Mixed performance across sector, with carbon-intensive aluminium firms facing biggest challenges.
Over three quarters of the world’s major metal and mining firms could be putting Paris climate goals at risk by failing to cut the carbon emissions needed to limit global warming.
According to a new report by Bloomberg Intelligence (BI), while a number of metal and mining companies have set carbon-reduction goals in the past few years, most fall short of the cuts needed to limit warming to two degrees in line with the 2015 Paris climate agreement.
The report found that only 11 of 46 metal and mining firms, including Fortescue Metals, Boliden, Anglo American and goldminer Newmont, have set the necessary targets.
According to BI, aluminium companies need to reduce emissions 49% by 2030 while other diversified and precious metal miners need a 20% cutback.
Base-metal peers setting carbon targets could reduce emissions intensity on average 20% by 2030.
Only six of the 29 base-metal peers followed by BI such as BHP have suitable targets in place with Australia-based Fortescue being the only miner to target carbon neutrality by 2030. It will also incorporate this into its remuneration structure. This week, BHP said it is considering the sale of its oil and gas business as part of a strategic review.
BI used its Carbon Scores system to determine the performance of the companies and help investors understand those that are most likely to meet Paris requirements.
The score assesses reduction trends, current and future CO2 intensity, planned cuts and positioning versus a temperature-aligned benchmark calculated using the International Energy Agency’s (IEA) Net-Zero by 2050 and Sustainable Development Scenario, which are aligned with limiting climate warming to well below two degrees Celsius.
Aluminium among laggards; gold’s report card mixed
BI looked at current performance by measuring reductions in operational carbon intensity (tonnes of CO2e/sales) over five years and existing carbon intensity and forecasts based on reported greenhouse gas reduction strategies and measures.
It found that Anglo American-owned Kumba and Boliden had recorded an over 30% reduction in operational carbon intensity in the last five years.
The report however found that no aluminium companies were close to achieving the reductions needed despite having the highest risk due to the carbon intensity in their operations.
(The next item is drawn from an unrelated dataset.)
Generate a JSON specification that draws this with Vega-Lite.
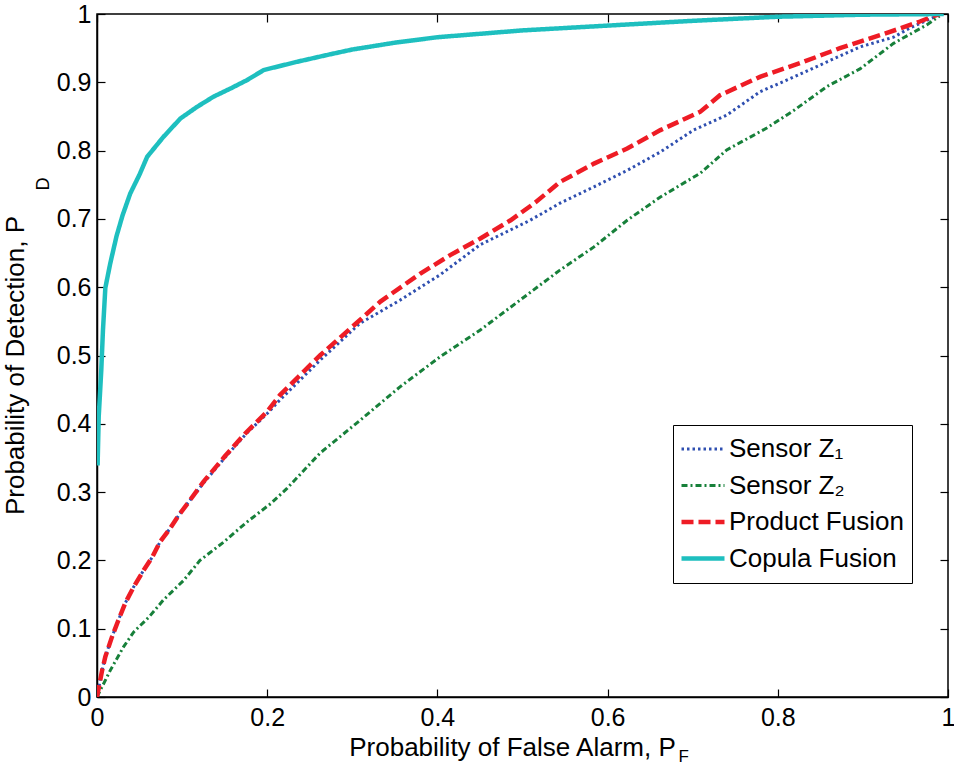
{
  "$schema": "https://vega.github.io/schema/vega-lite/v6.json",
  "width": 851,
  "height": 683,
  "autosize": {"type": "none"},
  "padding": {"left": 97, "top": 14, "right": 6, "bottom": 69},
  "background": "white",
  "config": {
    "font": "Liberation Sans",
    "view": {"stroke": "black", "strokeWidth": 1.5},
    "axis": {"grid": false, "domainColor": "black", "tickColor": "black", "labelColor": "black", "titleColor": "black", "titleFontWeight": "normal", "domainWidth": 1.5, "tickWidth": 1.2}
  },
  "data": {"values": [
    {"series": "Sensor Z₁", "pf": 0, "pd": 0},
    {"series": "Sensor Z₁", "pf": 0.006, "pd": 0.039},
    {"series": "Sensor Z₁", "pf": 0.0098, "pd": 0.059},
    {"series": "Sensor Z₁", "pf": 0.0176, "pd": 0.088},
    {"series": "Sensor Z₁", "pf": 0.025, "pd": 0.112},
    {"series": "Sensor Z₁", "pf": 0.033, "pd": 0.137},
    {"series": "Sensor Z₁", "pf": 0.043, "pd": 0.161},
    {"series": "Sensor Z₁", "pf": 0.055, "pd": 0.186},
    {"series": "Sensor Z₁", "pf": 0.065, "pd": 0.205},
    {"series": "Sensor Z₁", "pf": 0.074, "pd": 0.227},
    {"series": "Sensor Z₁", "pf": 0.086, "pd": 0.247},
    {"series": "Sensor Z₁", "pf": 0.096, "pd": 0.266},
    {"series": "Sensor Z₁", "pf": 0.108, "pd": 0.286},
    {"series": "Sensor Z₁", "pf": 0.125, "pd": 0.313},
    {"series": "Sensor Z₁", "pf": 0.15, "pd": 0.35},
    {"series": "Sensor Z₁", "pf": 0.175, "pd": 0.385},
    {"series": "Sensor Z₁", "pf": 0.2, "pd": 0.415},
    {"series": "Sensor Z₁", "pf": 0.215, "pd": 0.435},
    {"series": "Sensor Z₁", "pf": 0.262, "pd": 0.493},
    {"series": "Sensor Z₁", "pf": 0.309, "pd": 0.547},
    {"series": "Sensor Z₁", "pf": 0.356, "pd": 0.581},
    {"series": "Sensor Z₁", "pf": 0.403, "pd": 0.618},
    {"series": "Sensor Z₁", "pf": 0.45, "pd": 0.662},
    {"series": "Sensor Z₁", "pf": 0.509, "pd": 0.698},
    {"series": "Sensor Z₁", "pf": 0.544, "pd": 0.723},
    {"series": "Sensor Z₁", "pf": 0.584, "pd": 0.747},
    {"series": "Sensor Z₁", "pf": 0.623, "pd": 0.771},
    {"series": "Sensor Z₁", "pf": 0.662, "pd": 0.798},
    {"series": "Sensor Z₁", "pf": 0.701, "pd": 0.83},
    {"series": "Sensor Z₁", "pf": 0.74, "pd": 0.852},
    {"series": "Sensor Z₁", "pf": 0.779, "pd": 0.886},
    {"series": "Sensor Z₁", "pf": 0.819, "pd": 0.908},
    {"series": "Sensor Z₁", "pf": 0.858, "pd": 0.93},
    {"series": "Sensor Z₁", "pf": 0.897, "pd": 0.952},
    {"series": "Sensor Z₁", "pf": 0.936, "pd": 0.966},
    {"series": "Sensor Z₁", "pf": 0.956, "pd": 0.98},
    {"series": "Sensor Z₁", "pf": 0.983, "pd": 0.995},
    {"series": "Sensor Z₁", "pf": 0.99, "pd": 1},
    {"series": "Sensor Z₂", "pf": 0, "pd": 0},
    {"series": "Sensor Z₂", "pf": 0.0156, "pd": 0.039},
    {"series": "Sensor Z₂", "pf": 0.031, "pd": 0.073},
    {"series": "Sensor Z₂", "pf": 0.043, "pd": 0.095},
    {"series": "Sensor Z₂", "pf": 0.061, "pd": 0.117},
    {"series": "Sensor Z₂", "pf": 0.078, "pd": 0.142},
    {"series": "Sensor Z₂", "pf": 0.102, "pd": 0.171},
    {"series": "Sensor Z₂", "pf": 0.121, "pd": 0.2},
    {"series": "Sensor Z₂", "pf": 0.149, "pd": 0.227},
    {"series": "Sensor Z₂", "pf": 0.176, "pd": 0.256},
    {"series": "Sensor Z₂", "pf": 0.204, "pd": 0.283},
    {"series": "Sensor Z₂", "pf": 0.223, "pd": 0.305},
    {"series": "Sensor Z₂", "pf": 0.262, "pd": 0.357},
    {"series": "Sensor Z₂", "pf": 0.309, "pd": 0.405},
    {"series": "Sensor Z₂", "pf": 0.356, "pd": 0.454},
    {"series": "Sensor Z₂", "pf": 0.403, "pd": 0.498},
    {"series": "Sensor Z₂", "pf": 0.45, "pd": 0.537},
    {"series": "Sensor Z₂", "pf": 0.497, "pd": 0.581},
    {"series": "Sensor Z₂", "pf": 0.544, "pd": 0.625},
    {"series": "Sensor Z₂", "pf": 0.584, "pd": 0.659},
    {"series": "Sensor Z₂", "pf": 0.623, "pd": 0.698},
    {"series": "Sensor Z₂", "pf": 0.662, "pd": 0.732},
    {"series": "Sensor Z₂", "pf": 0.709, "pd": 0.767},
    {"series": "Sensor Z₂", "pf": 0.74, "pd": 0.801},
    {"series": "Sensor Z₂", "pf": 0.787, "pd": 0.833},
    {"series": "Sensor Z₂", "pf": 0.819, "pd": 0.859},
    {"series": "Sensor Z₂", "pf": 0.858, "pd": 0.894},
    {"series": "Sensor Z₂", "pf": 0.897, "pd": 0.92},
    {"series": "Sensor Z₂", "pf": 0.936, "pd": 0.957},
    {"series": "Sensor Z₂", "pf": 0.975, "pd": 0.984},
    {"series": "Sensor Z₂", "pf": 0.99, "pd": 0.997},
    {"series": "Product Fusion", "pf": 0, "pd": 0},
    {"series": "Product Fusion", "pf": 0.006, "pd": 0.039},
    {"series": "Product Fusion", "pf": 0.0098, "pd": 0.059},
    {"series": "Product Fusion", "pf": 0.0176, "pd": 0.088},
    {"series": "Product Fusion", "pf": 0.025, "pd": 0.112},
    {"series": "Product Fusion", "pf": 0.033, "pd": 0.137},
    {"series": "Product Fusion", "pf": 0.043, "pd": 0.161},
    {"series": "Product Fusion", "pf": 0.055, "pd": 0.186},
    {"series": "Product Fusion", "pf": 0.065, "pd": 0.205},
    {"series": "Product Fusion", "pf": 0.074, "pd": 0.227},
    {"series": "Product Fusion", "pf": 0.086, "pd": 0.247},
    {"series": "Product Fusion", "pf": 0.096, "pd": 0.266},
    {"series": "Product Fusion", "pf": 0.108, "pd": 0.286},
    {"series": "Product Fusion", "pf": 0.125, "pd": 0.315},
    {"series": "Product Fusion", "pf": 0.15, "pd": 0.352},
    {"series": "Product Fusion", "pf": 0.175, "pd": 0.387},
    {"series": "Product Fusion", "pf": 0.2, "pd": 0.418},
    {"series": "Product Fusion", "pf": 0.215, "pd": 0.442},
    {"series": "Product Fusion", "pf": 0.262, "pd": 0.5},
    {"series": "Product Fusion", "pf": 0.309, "pd": 0.552},
    {"series": "Product Fusion", "pf": 0.333, "pd": 0.579},
    {"series": "Product Fusion", "pf": 0.38, "pd": 0.62},
    {"series": "Product Fusion", "pf": 0.415, "pd": 0.647},
    {"series": "Product Fusion", "pf": 0.45, "pd": 0.671},
    {"series": "Product Fusion", "pf": 0.486, "pd": 0.698},
    {"series": "Product Fusion", "pf": 0.515, "pd": 0.724},
    {"series": "Product Fusion", "pf": 0.544, "pd": 0.754},
    {"series": "Product Fusion", "pf": 0.584, "pd": 0.781},
    {"series": "Product Fusion", "pf": 0.623, "pd": 0.803},
    {"series": "Product Fusion", "pf": 0.662, "pd": 0.83},
    {"series": "Product Fusion", "pf": 0.709, "pd": 0.857},
    {"series": "Product Fusion", "pf": 0.732, "pd": 0.881},
    {"series": "Product Fusion", "pf": 0.779, "pd": 0.908},
    {"series": "Product Fusion", "pf": 0.826, "pd": 0.928},
    {"series": "Product Fusion", "pf": 0.873, "pd": 0.95},
    {"series": "Product Fusion", "pf": 0.92, "pd": 0.969},
    {"series": "Product Fusion", "pf": 0.944, "pd": 0.979},
    {"series": "Product Fusion", "pf": 0.967, "pd": 0.989},
    {"series": "Product Fusion", "pf": 0.983, "pd": 0.997},
    {"series": "Product Fusion", "pf": 0.99, "pd": 1},
    {"series": "Copula Fusion", "pf": 0.0007, "pd": 0.339},
    {"series": "Copula Fusion", "pf": 0.002, "pd": 0.41},
    {"series": "Copula Fusion", "pf": 0.005, "pd": 0.478},
    {"series": "Copula Fusion", "pf": 0.007, "pd": 0.537},
    {"series": "Copula Fusion", "pf": 0.0098, "pd": 0.599},
    {"series": "Copula Fusion", "pf": 0.0156, "pd": 0.635},
    {"series": "Copula Fusion", "pf": 0.023, "pd": 0.675},
    {"series": "Copula Fusion", "pf": 0.03, "pd": 0.705},
    {"series": "Copula Fusion", "pf": 0.039, "pd": 0.737},
    {"series": "Copula Fusion", "pf": 0.05, "pd": 0.765},
    {"series": "Copula Fusion", "pf": 0.059, "pd": 0.791},
    {"series": "Copula Fusion", "pf": 0.078, "pd": 0.82},
    {"series": "Copula Fusion", "pf": 0.098, "pd": 0.847},
    {"series": "Copula Fusion", "pf": 0.1175, "pd": 0.864},
    {"series": "Copula Fusion", "pf": 0.137, "pd": 0.879},
    {"series": "Copula Fusion", "pf": 0.157, "pd": 0.891},
    {"series": "Copula Fusion", "pf": 0.176, "pd": 0.903},
    {"series": "Copula Fusion", "pf": 0.196, "pd": 0.918},
    {"series": "Copula Fusion", "pf": 0.235, "pd": 0.93},
    {"series": "Copula Fusion", "pf": 0.274, "pd": 0.941},
    {"series": "Copula Fusion", "pf": 0.3, "pd": 0.948},
    {"series": "Copula Fusion", "pf": 0.35, "pd": 0.958},
    {"series": "Copula Fusion", "pf": 0.4, "pd": 0.966},
    {"series": "Copula Fusion", "pf": 0.5, "pd": 0.976},
    {"series": "Copula Fusion", "pf": 0.6, "pd": 0.983},
    {"series": "Copula Fusion", "pf": 0.7, "pd": 0.99},
    {"series": "Copula Fusion", "pf": 0.8, "pd": 0.996},
    {"series": "Copula Fusion", "pf": 0.9, "pd": 0.999},
    {"series": "Copula Fusion", "pf": 0.995, "pd": 1}
  ]},
  "layer": [
    {
      "mark": {"type": "line", "clip": true},
      "encoding": {
        "x": {"field": "pf", "type": "quantitative", "scale": {"domain": [0, 1], "nice": false},
          "axis": {"orient": "bottom", "values": [0, 0.2, 0.4, 0.6, 0.8, 1], "format": "~g", "tickSize": -8, "labelPadding": 16, "labelFontSize": 25, "labelFlush": false,
            "title": "Probability of False Alarm, P", "titleFontSize": 26, "titleX": 415, "titleY": 58, "titleAlign": "center", "titleBaseline": "alphabetic"}},
        "y": {"field": "pd", "type": "quantitative", "scale": {"domain": [0, 1], "nice": false},
          "axis": {"orient": "left", "values": [0, 0.1, 0.2, 0.3, 0.4, 0.5, 0.6, 0.7, 0.8, 0.9, 1], "format": "~g", "tickSize": -8, "labelPadding": 14, "labelFontSize": 25, "labelFlush": false,
            "title": "Probability of Detection, P", "titleFontSize": 26, "titleAngle": -90, "titleX": -74, "titleY": 351, "titleAlign": "center", "titleBaseline": "alphabetic"}},
        "color": {"field": "series", "type": "nominal",
          "scale": {"domain": ["Sensor Z₁", "Sensor Z₂", "Product Fusion", "Copula Fusion"], "range": ["#2F4FB0", "#17803A", "#EE1C25", "#1EBFBF"]},
          "legend": {"title": null, "orient": "none", "legendX": 576, "legendY": 411, "fillColor": "white", "strokeColor": "black", "padding": 8,
            "symbolType": "stroke", "symbolSize": 1849, "symbolOffset": -2, "labelOffset": 2, "labelFontSize": 26, "labelColor": "black", "clipHeight": 32, "rowPadding": 4.5, "labelLimit": 400}},
        "strokeDash": {"field": "series", "type": "nominal",
          "scale": {"domain": ["Sensor Z₁", "Sensor Z₂", "Product Fusion", "Copula Fusion"], "range": [[2.5, 3], [6, 3, 2, 3], [12, 5], [1, 0]]}},
        "strokeWidth": {"field": "series", "type": "ordinal",
          "scale": {"type": "ordinal", "domain": ["Sensor Z₁", "Sensor Z₂", "Product Fusion", "Copula Fusion"], "range": [3, 3, 4.5, 4.5]}},
        "order": {"field": "pf", "type": "quantitative"}
      }
    },
    {
      "mark": {"type": "point", "opacity": 0},
      "encoding": {
        "x": {"field": "pf", "type": "quantitative",
          "axis": {"orient": "top", "values": [0, 0.2, 0.4, 0.6, 0.8, 1], "tickSize": -8, "labels": false, "domain": false,
            "title": "F", "titleFontSize": 17, "titleX": 581, "titleY": 747, "titleAlign": "left", "titleBaseline": "alphabetic"}},
        "y": {"field": "pd", "type": "quantitative",
          "axis": {"orient": "right", "values": [0, 0.1, 0.2, 0.3, 0.4, 0.5, 0.6, 0.7, 0.8, 0.9, 1], "tickSize": -8, "labels": false, "domain": false,
            "title": "D", "titleFontSize": 18, "titleAngle": -90, "titleX": -900, "titleY": 176, "titleAlign": "left", "titleBaseline": "alphabetic"}}
      }
    }
  ],
  "resolve": {"axis": {"x": "independent", "y": "independent"}}
}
It pointed out Hindalco as being a ‘relative laggard’ and Rusal as having weak reduction goals.
This is concerning given that among metals and mining peers, aluminium producers are most exposed to carbon costs. These could reach 1.3% of Ebitda to 2024 under Europe’s emissions trading system. Carbon prices crossed €50 euros per ton in May and may rise more with the EU’s new ‘Fit for 55’ reforms.
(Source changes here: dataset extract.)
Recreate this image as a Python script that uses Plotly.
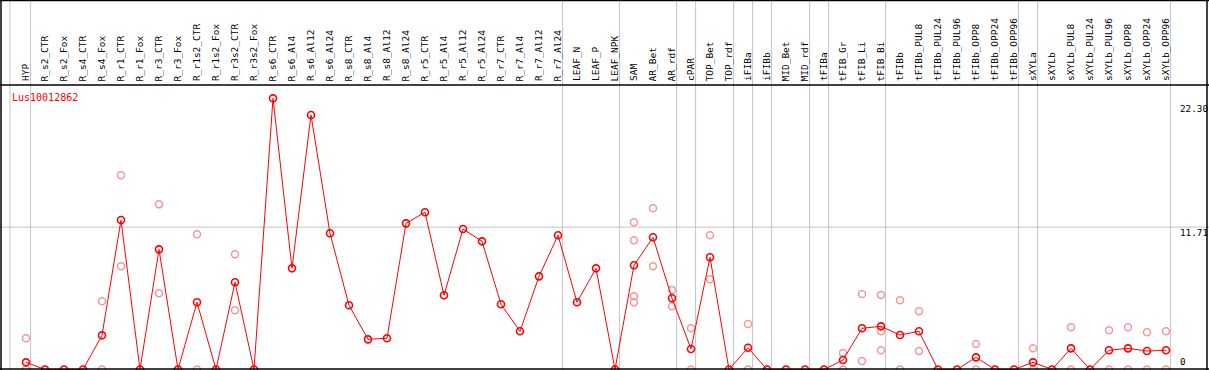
import plotly.graph_objects as go

categories = ["HYP", "R_s2_CTR", "R_s2_Fox", "R_s4_CTR", "R_s4_Fox", "R_r1_CTR", "R_r1_Fox",
              "R_r3_CTR", "R_r3_Fox", "R_r1s2_CTR", "R_r1s2_Fox", "R_r3s2_CTR", "R_r3s2_Fox",
              "R_s6_CTR", "R_s6_Al4", "R_s6_Al12", "R_s6_Al24", "R_s8_CTR", "R_s8_Al4",
              "R_s8_Al12", "R_s8_Al24", "R_r5_CTR", "R_r5_Al4", "R_r5_Al12", "R_r5_Al24",
              "R_r7_CTR", "R_r7_Al4", "R_r7_Al12", "R_r7_Al24", "LEAF_N", "LEAF_P", "LEAF_NPK",
              "SAM", "AR_Bet", "AR_rdf", "cPAR", "TOP_Bet", "TOP_rdf", "iFIBa", "iFIBb",
              "MID_Bet", "MID_rdf", "tFIBa", "tFIB_Gr", "tFIB_Li", "tFIB_Bi", "tFIBb",
              "tFIBb_PUL8", "tFIBb_PUL24", "tFIBb_PUL96", "tFIBb_OPP8", "tFIBb_OPP24",
              "tFIBb_OPP96", "sXYLa", "sXYLb", "sXYLb_PUL8", "sXYLb_PUL24", "sXYLb_PUL96",
              "sXYLb_OPP8", "sXYLb_OPP24", "sXYLb_OPP96"]

mean_values = [0.59, 0, 0, 0, 2.81, 12.29, 0, 9.88, 0, 5.53, 0, 7.17, 0,
               22.30, 8.32, 20.93, 11.20, 5.28, 2.48, 2.57, 12.02, 12.93, 6.10, 11.55, 10.54,
               5.36, 3.14, 7.66, 11.04, 5.53, 8.32, 0,
               8.57, 10.87, 5.86, 1.69, 9.23, 0, 1.79, 0, 0, 0, 0, 0.78, 3.39, 3.55, 2.84,
               3.14, 0, 0, 1.00, 0, 0, 0.59, 0, 1.74, 0, 1.58, 1.74, 1.52, 1.58]

# replicate points: (category index, value)
rep_index = [0, 0, 4, 4, 5, 5, 7, 7, 9, 9, 11, 11,
             32, 32, 32, 32, 33, 33, 34, 34, 35, 35, 36, 36, 38, 38,
             43, 43, 44, 44, 45, 45, 45, 46, 46, 47, 47, 50, 50,
             53, 53, 55, 55, 57, 57, 58, 58, 59, 59, 60, 60]
rep_values = [2.57, 0, 5.61, 0, 15.97, 8.49, 13.58, 6.27, 11.12, 0, 9.47, 4.87,
              12.10, 10.62, 6.02, 5.53, 13.26, 8.49, 6.54, 5.20, 3.39, 0, 11.04, 7.42, 3.74, 0,
              1.36, 0, 6.21, 0.70, 6.13, 3.14, 1.58, 5.69, 0, 4.79, 1.52, 2.10, 0,
              1.74, 0, 3.47, 0, 3.22, 0, 3.47, 0, 3.06, 0, 3.14, 0]

# group separators (after these category indices)
separators_after = [-1, 0, 28, 31, 34, 35, 37, 38, 39, 41, 42, 45, 52, 53, 60]

gene_name = "Lus10012862"
axis_labels = ["22.30", "11.71", "0"]
axis_values = [22.30, 11.71, 0]

W, H = 1209, 370
X0, DX = 26.0, 19.0          # pixel of category 0, pixel step
Y0, DY = 369.5, 12.16        # pixel of value 0, pixels per unit

def px_to_x(px):
    return (px - X0) / DX

def py_to_y(py):
    return (Y0 - py) / DY

def py_to_paper(py):
    return 1 - py / H

xs = list(range(len(categories)))

fig = go.Figure()

fig.add_trace(go.Scatter(
    x=rep_index, y=rep_values, mode="markers",
    marker=dict(symbol="circle-open", size=7, color="#ee9a9a", line=dict(width=1.5)),
    hoverinfo="skip", showlegend=False, cliponaxis=False))

fig.add_trace(go.Scatter(
    x=xs, y=mean_values, mode="lines+markers",
    line=dict(color="#ff0000", width=1),
    marker=dict(symbol="circle-open", size=7, color="#ff0000", line=dict(width=1.6)),
    showlegend=False, cliponaxis=False))

shapes = []
# gray separators
for s in separators_after:
    xv = s + 4.6 / DX if s >= 0 else px_to_x(10)
    shapes.append(dict(type="line", xref="x", yref="paper", x0=xv, x1=xv, y0=0, y1=1,
                       line=dict(color="#c4c4c4", width=1), layer="below"))
# horizontal gray line at middle value
shapes.append(dict(type="line", xref="paper", yref="y", x0=0, x1=1, y0=axis_values[1],
                   y1=axis_values[1], line=dict(color="#c4c4c4", width=1), layer="below"))
# black borders
for py in [0.5, 85, 369]:
    shapes.append(dict(type="line", xref="paper", yref="paper", x0=0, x1=1,
                       y0=py_to_paper(py), y1=py_to_paper(py),
                       line=dict(color="black", width=1.5)))
for pxx in [1, 1207]:
    shapes.append(dict(type="line", xref="paper", yref="paper", x0=pxx / W, x1=pxx / W,
                       y0=0, y1=1, line=dict(color="black", width=1.5)))

annotations = []
for i, c in enumerate(categories):
    annotations.append(dict(x=i - 1.0 / DX, y=py_to_paper(83.5), xref="x", yref="paper",
                            text=c, textangle=-90, showarrow=False,
                            xanchor="center", yanchor="bottom",
                            font=dict(family="DejaVu Sans Mono", size=9.5, color="black")))

annotations.append(dict(x=10 / W, y=py_to_paper(97.5), xref="paper", yref="paper",
                        text=gene_name, showarrow=False, xanchor="left", yanchor="middle",
                        font=dict(family="DejaVu Sans Mono", size=10, color="#ff0000")))

label_py = [108, 232.5, 361.5]
for lab, py in zip(axis_labels, label_py):
    annotations.append(dict(x=1177.5 / W, y=py_to_paper(py), xref="paper", yref="paper",
                            text=lab, showarrow=False, xanchor="left", yanchor="middle",
                            font=dict(family="DejaVu Sans Mono", size=9.3, color="black")))

fig.update_layout(
    width=W, height=H, margin=dict(l=0, r=0, t=0, b=0, pad=0),
    paper_bgcolor="white", plot_bgcolor="white",
    xaxis=dict(visible=False, range=[px_to_x(0), px_to_x(W)], fixedrange=True),
    yaxis=dict(visible=False, range=[py_to_y(H), py_to_y(0)], fixedrange=True),
    shapes=shapes, annotations=annotations, showlegend=False,
)

fig.write_html("out.html", config={"displayModeBar": False},
               post_script="document.body.style.margin='0';document.body.style.overflow='hidden';")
Gold miners are also struggling with only 6 of 17 companies setting carbon-reduction targets as of 1 April this year, including Kirkland Lake Gold, Newcrest Mining and Newmont.
“Though few gold miners set carbon-reduction targets, those that did have ambitious goals in place, with all but one meeting IEA’s Net Zero Emissions and Sustainable Development scenario,” said Shaheen Contractor, ESG Analyst at BI. “Anglo American Platinum, Barrick, Newcrest, Newmont and Kirkland Lake all exceed the 2030 threshold, and set carbon-neutral goals beyond 2030, suggesting a positive long-term transition outlook.”
Although Polymetal International was targeting a reduction of 3% at the time of the analysis, the firm committed to a 30% cut in GHGs by 2030 on April 27.
Sector under scrutiny across E, S and G
As well as environmental failings, metal and mining companies have been in the crosshairs of criticism on their social and governance activities.
This includes the chief executive of mining giant Rio Tinto quitting last September after the firm’s destruction of Aboriginal caves in Australia. Jean-Sebastian Jacques stepped down after the group blew up two Aboriginal rock shelters at Juukan Gorge.
The caves showed 46,000 years of human habitation including artefacts such as plaited human hair.
Rival miner BHP is facing a US$7 billion lawsuit by 200,000 claimants after a dam rupture in 2015 in Brazil killed 19 people.
In addition, also in Brazil, in 2019 the Brumadinho tailings dam disaster occurred in which nearly 10 million cubic metres of iron ore tailings were released by a mudflow killing 270 people. The dam was owned by Vale, which earlier this year agreed to pay US$7 billion in compensation.
Investors have responded to the economic, social and reputational cost of these disasters. Earlier this year, the Church of England Pensions Board and Swedish Council of Ethics committed to new measures to improve safety in the mining sector.
New ambitions include the establishment of an independent global institute by end of 2021, and an expectation that mining companies will confirm their adoption of the Global Industry Standard on Tailings Management, published in August 2020, and disclose a compliance timeline.
Miners are also making in-house changes with, according to recent research from Baker Steel Capital Managers, 75% having a dedicated Sustainability Committee, 80% having a water efficiency policy and 90% having Ethics & Human Rights policies.
This article was updated on August 17 to reflect Polymetal’s updated commitment, which was not included in the original article.